Data shown>

* begin *

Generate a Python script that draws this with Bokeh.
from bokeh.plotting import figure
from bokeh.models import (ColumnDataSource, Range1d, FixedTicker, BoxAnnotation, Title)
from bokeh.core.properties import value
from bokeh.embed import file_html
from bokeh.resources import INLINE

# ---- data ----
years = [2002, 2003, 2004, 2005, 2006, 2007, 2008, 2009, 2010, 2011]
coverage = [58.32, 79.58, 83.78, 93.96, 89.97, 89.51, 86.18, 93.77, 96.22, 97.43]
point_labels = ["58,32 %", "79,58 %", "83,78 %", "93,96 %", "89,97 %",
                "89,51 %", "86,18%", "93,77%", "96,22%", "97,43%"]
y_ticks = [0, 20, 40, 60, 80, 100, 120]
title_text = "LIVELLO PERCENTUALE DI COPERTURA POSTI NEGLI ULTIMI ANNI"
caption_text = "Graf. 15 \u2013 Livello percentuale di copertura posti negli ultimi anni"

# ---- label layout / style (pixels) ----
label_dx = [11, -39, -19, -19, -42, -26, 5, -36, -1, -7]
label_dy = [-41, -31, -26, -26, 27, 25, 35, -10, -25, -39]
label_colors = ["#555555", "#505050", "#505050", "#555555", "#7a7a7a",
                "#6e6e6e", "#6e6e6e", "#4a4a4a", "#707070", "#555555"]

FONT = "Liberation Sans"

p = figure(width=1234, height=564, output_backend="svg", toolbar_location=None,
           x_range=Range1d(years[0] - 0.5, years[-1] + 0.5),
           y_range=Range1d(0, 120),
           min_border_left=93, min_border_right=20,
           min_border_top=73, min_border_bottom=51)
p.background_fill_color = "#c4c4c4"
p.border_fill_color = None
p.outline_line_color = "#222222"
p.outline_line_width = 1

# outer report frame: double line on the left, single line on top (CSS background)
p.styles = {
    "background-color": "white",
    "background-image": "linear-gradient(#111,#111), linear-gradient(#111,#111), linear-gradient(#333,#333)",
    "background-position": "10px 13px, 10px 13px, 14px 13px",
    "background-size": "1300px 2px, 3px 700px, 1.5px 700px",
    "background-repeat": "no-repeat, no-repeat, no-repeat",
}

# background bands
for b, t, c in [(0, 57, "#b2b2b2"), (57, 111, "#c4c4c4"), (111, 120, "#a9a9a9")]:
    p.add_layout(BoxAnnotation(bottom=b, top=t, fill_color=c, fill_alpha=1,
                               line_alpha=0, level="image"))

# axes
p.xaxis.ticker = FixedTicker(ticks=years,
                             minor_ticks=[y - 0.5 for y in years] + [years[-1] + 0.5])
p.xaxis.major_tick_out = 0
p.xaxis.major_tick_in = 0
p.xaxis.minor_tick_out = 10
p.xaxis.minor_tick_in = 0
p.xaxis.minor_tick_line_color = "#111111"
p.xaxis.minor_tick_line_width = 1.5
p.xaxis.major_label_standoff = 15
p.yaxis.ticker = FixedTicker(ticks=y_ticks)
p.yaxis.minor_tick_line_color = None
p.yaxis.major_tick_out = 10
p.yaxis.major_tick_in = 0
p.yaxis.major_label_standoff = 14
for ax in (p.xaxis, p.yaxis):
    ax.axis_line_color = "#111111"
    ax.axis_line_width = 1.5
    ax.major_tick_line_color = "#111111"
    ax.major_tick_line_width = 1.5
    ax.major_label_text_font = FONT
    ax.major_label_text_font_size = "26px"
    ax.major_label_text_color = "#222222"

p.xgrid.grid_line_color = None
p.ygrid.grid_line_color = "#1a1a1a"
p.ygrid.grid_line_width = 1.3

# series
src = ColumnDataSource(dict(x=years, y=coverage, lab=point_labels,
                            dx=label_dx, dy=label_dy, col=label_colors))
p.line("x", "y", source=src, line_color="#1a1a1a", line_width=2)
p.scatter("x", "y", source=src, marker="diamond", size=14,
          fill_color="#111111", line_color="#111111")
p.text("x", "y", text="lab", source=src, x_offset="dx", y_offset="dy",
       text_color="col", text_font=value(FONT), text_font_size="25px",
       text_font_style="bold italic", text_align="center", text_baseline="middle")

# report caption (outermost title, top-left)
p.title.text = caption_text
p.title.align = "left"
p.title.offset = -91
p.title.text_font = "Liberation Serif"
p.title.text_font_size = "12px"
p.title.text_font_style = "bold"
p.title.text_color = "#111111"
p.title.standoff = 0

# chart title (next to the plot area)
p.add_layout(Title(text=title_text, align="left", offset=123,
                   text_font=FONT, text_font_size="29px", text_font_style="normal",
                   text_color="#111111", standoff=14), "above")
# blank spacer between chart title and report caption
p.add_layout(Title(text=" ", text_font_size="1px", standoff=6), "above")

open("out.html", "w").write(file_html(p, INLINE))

* end *

Required task> Every line of the material must be returned exactly as it appears.

The reply>
Generate a Python script that draws this with Bokeh.
from bokeh.plotting import figure
from bokeh.models import (ColumnDataSource, Range1d, FixedTicker, BoxAnnotation, Title)
from bokeh.core.properties import value
from bokeh.embed import file_html
from bokeh.resources import INLINE

# ---- data ----
years = [2002, 2003, 2004, 2005, 2006, 2007, 2008, 2009, 2010, 2011]
coverage = [58.32, 79.58, 83.78, 93.96, 89.97, 89.51, 86.18, 93.77, 96.22, 97.43]
point_labels = ["58,32 %", "79,58 %", "83,78 %", "93,96 %", "89,97 %",
                "89,51 %", "86,18%", "93,77%", "96,22%", "97,43%"]
y_ticks = [0, 20, 40, 60, 80, 100, 120]
title_text = "LIVELLO PERCENTUALE DI COPERTURA POSTI NEGLI ULTIMI ANNI"
caption_text = "Graf. 15 \u2013 Livello percentuale di copertura posti negli ultimi anni"

# ---- label layout / style (pixels) ----
label_dx = [11, -39, -19, -19, -42, -26, 5, -36, -1, -7]
label_dy = [-41, -31, -26, -26, 27, 25, 35, -10, -25, -39]
label_colors = ["#555555", "#505050", "#505050", "#555555", "#7a7a7a",
                "#6e6e6e", "#6e6e6e", "#4a4a4a", "#707070", "#555555"]

FONT = "Liberation Sans"

p = figure(width=1234, height=564, output_backend="svg", toolbar_location=None,
           x_range=Range1d(years[0] - 0.5, years[-1] + 0.5),
           y_range=Range1d(0, 120),
           min_border_left=93, min_border_right=20,
           min_border_top=73, min_border_bottom=51)
p.background_fill_color = "#c4c4c4"
p.border_fill_color = None
p.outline_line_color = "#222222"
p.outline_line_width = 1

# outer report frame: double line on the left, single line on top (CSS background)
p.styles = {
    "background-color": "white",
    "background-image": "linear-gradient(#111,#111), linear-gradient(#111,#111), linear-gradient(#333,#333)",
    "background-position": "10px 13px, 10px 13px, 14px 13px",
    "background-size": "1300px 2px, 3px 700px, 1.5px 700px",
    "background-repeat": "no-repeat, no-repeat, no-repeat",
}

# background bands
for b, t, c in [(0, 57, "#b2b2b2"), (57, 111, "#c4c4c4"), (111, 120, "#a9a9a9")]:
    p.add_layout(BoxAnnotation(bottom=b, top=t, fill_color=c, fill_alpha=1,
                               line_alpha=0, level="image"))

# axes
p.xaxis.ticker = FixedTicker(ticks=years,
                             minor_ticks=[y - 0.5 for y in years] + [years[-1] + 0.5])
p.xaxis.major_tick_out = 0
p.xaxis.major_tick_in = 0
p.xaxis.minor_tick_out = 10
p.xaxis.minor_tick_in = 0
p.xaxis.minor_tick_line_color = "#111111"
p.xaxis.minor_tick_line_width = 1.5
p.xaxis.major_label_standoff = 15
p.yaxis.ticker = FixedTicker(ticks=y_ticks)
p.yaxis.minor_tick_line_color = None
p.yaxis.major_tick_out = 10
p.yaxis.major_tick_in = 0
p.yaxis.major_label_standoff = 14
for ax in (p.xaxis, p.yaxis):
    ax.axis_line_color = "#111111"
    ax.axis_line_width = 1.5
    ax.major_tick_line_color = "#111111"
    ax.major_tick_line_width = 1.5
    ax.major_label_text_font = FONT
    ax.major_label_text_font_size = "26px"
    ax.major_label_text_color = "#222222"

p.xgrid.grid_line_color = None
p.ygrid.grid_line_color = "#1a1a1a"
p.ygrid.grid_line_width = 1.3

# series
src = ColumnDataSource(dict(x=years, y=coverage, lab=point_labels,
                            dx=label_dx, dy=label_dy, col=label_colors))
p.line("x", "y", source=src, line_color="#1a1a1a", line_width=2)
p.scatter("x", "y", source=src, marker="diamond", size=14,
          fill_color="#111111", line_color="#111111")
p.text("x", "y", text="lab", source=src, x_offset="dx", y_offset="dy",
       text_color="col", text_font=value(FONT), text_font_size="25px",
       text_font_style="bold italic", text_align="center", text_baseline="middle")

# report caption (outermost title, top-left)
p.title.text = caption_text
p.title.align = "left"
p.title.offset = -91
p.title.text_font = "Liberation Serif"
p.title.text_font_size = "12px"
p.title.text_font_style = "bold"
p.title.text_color = "#111111"
p.title.standoff = 0

# chart title (next to the plot area)
p.add_layout(Title(text=title_text, align="left", offset=123,
                   text_font=FONT, text_font_size="29px", text_font_style="normal",
                   text_color="#111111", standoff=14), "above")
# blank spacer between chart title and report caption
p.add_layout(Title(text=" ", text_font_size="1px", standoff=6), "above")

open("out.html", "w").write(file_html(p, INLINE))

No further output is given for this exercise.